--- Begin Provided material ---

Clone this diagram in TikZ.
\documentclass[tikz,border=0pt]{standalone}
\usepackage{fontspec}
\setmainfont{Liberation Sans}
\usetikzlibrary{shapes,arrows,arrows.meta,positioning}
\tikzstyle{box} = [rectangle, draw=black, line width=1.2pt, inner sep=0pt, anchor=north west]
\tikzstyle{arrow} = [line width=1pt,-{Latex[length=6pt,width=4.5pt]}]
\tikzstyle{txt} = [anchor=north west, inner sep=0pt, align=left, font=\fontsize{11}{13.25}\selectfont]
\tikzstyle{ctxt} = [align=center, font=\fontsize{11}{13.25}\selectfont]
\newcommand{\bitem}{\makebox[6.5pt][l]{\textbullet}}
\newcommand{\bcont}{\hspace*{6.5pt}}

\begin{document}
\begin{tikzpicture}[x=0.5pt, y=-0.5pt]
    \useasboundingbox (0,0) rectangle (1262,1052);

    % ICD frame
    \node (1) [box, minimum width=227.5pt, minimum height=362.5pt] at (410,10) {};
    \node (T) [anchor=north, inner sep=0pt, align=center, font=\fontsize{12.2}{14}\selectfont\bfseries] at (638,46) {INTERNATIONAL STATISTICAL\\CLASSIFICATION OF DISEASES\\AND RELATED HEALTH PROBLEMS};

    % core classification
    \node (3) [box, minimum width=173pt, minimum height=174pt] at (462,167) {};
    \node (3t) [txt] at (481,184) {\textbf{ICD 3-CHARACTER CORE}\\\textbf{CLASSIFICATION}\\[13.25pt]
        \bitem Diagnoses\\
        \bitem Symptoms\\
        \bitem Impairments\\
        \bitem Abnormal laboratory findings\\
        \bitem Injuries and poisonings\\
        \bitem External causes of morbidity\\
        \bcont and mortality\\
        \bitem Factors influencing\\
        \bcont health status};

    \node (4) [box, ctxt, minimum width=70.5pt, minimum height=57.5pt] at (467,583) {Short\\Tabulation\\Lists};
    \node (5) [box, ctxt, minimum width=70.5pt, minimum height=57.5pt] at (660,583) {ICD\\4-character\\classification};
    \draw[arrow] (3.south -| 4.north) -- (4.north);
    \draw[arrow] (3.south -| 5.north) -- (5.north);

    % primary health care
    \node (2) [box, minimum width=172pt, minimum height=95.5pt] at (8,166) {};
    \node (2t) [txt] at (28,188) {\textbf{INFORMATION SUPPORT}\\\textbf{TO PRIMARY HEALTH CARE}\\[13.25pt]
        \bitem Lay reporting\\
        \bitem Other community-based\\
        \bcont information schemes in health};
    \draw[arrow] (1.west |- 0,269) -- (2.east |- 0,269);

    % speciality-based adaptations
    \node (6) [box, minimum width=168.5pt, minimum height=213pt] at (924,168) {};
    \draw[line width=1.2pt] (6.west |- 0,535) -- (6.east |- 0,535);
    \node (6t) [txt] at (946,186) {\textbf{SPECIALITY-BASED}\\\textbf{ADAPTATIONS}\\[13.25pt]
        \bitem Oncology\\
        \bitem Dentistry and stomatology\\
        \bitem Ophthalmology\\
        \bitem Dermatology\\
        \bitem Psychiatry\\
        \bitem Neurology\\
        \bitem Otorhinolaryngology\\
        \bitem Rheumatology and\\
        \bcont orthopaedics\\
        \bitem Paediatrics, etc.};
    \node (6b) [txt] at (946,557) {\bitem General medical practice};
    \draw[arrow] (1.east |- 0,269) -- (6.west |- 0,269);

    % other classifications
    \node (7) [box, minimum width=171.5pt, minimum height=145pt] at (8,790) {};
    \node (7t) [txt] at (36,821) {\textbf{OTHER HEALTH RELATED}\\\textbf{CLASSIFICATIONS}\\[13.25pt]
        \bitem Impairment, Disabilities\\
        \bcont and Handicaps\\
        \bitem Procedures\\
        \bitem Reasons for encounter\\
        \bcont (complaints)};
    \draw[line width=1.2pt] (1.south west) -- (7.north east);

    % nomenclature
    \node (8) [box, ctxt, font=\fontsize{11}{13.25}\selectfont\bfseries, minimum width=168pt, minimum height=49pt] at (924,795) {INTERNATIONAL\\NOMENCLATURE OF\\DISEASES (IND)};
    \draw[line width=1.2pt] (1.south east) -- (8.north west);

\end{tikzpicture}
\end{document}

--- End Provided material ---

» Instructions for the task: Lines from the start of the material above through the line containing "5.north) -- (5.north);" are to be duplicated exactly, and only those.

» Answer in full:
Clone this diagram in TikZ.
\documentclass[tikz,border=0pt]{standalone}
\usepackage{fontspec}
\setmainfont{Liberation Sans}
\usetikzlibrary{shapes,arrows,arrows.meta,positioning}
\tikzstyle{box} = [rectangle, draw=black, line width=1.2pt, inner sep=0pt, anchor=north west]
\tikzstyle{arrow} = [line width=1pt,-{Latex[length=6pt,width=4.5pt]}]
\tikzstyle{txt} = [anchor=north west, inner sep=0pt, align=left, font=\fontsize{11}{13.25}\selectfont]
\tikzstyle{ctxt} = [align=center, font=\fontsize{11}{13.25}\selectfont]
\newcommand{\bitem}{\makebox[6.5pt][l]{\textbullet}}
\newcommand{\bcont}{\hspace*{6.5pt}}

\begin{document}
\begin{tikzpicture}[x=0.5pt, y=-0.5pt]
    \useasboundingbox (0,0) rectangle (1262,1052);

    % ICD frame
    \node (1) [box, minimum width=227.5pt, minimum height=362.5pt] at (410,10) {};
    \node (T) [anchor=north, inner sep=0pt, align=center, font=\fontsize{12.2}{14}\selectfont\bfseries] at (638,46) {INTERNATIONAL STATISTICAL\\CLASSIFICATION OF DISEASES\\AND RELATED HEALTH PROBLEMS};

    % core classification
    \node (3) [box, minimum width=173pt, minimum height=174pt] at (462,167) {};
    \node (3t) [txt] at (481,184) {\textbf{ICD 3-CHARACTER CORE}\\\textbf{CLASSIFICATION}\\[13.25pt]
        \bitem Diagnoses\\
        \bitem Symptoms\\
        \bitem Impairments\\
        \bitem Abnormal laboratory findings\\
        \bitem Injuries and poisonings\\
        \bitem External causes of morbidity\\
        \bcont and mortality\\
        \bitem Factors influencing\\
        \bcont health status};

    \node (4) [box, ctxt, minimum width=70.5pt, minimum height=57.5pt] at (467,583) {Short\\Tabulation\\Lists};
    \node (5) [box, ctxt, minimum width=70.5pt, minimum height=57.5pt] at (660,583) {ICD\\4-character\\classification};
    \draw[arrow] (3.south -| 4.north) -- (4.north);
    \draw[arrow] (3.south -| 5.north) -- (5.north);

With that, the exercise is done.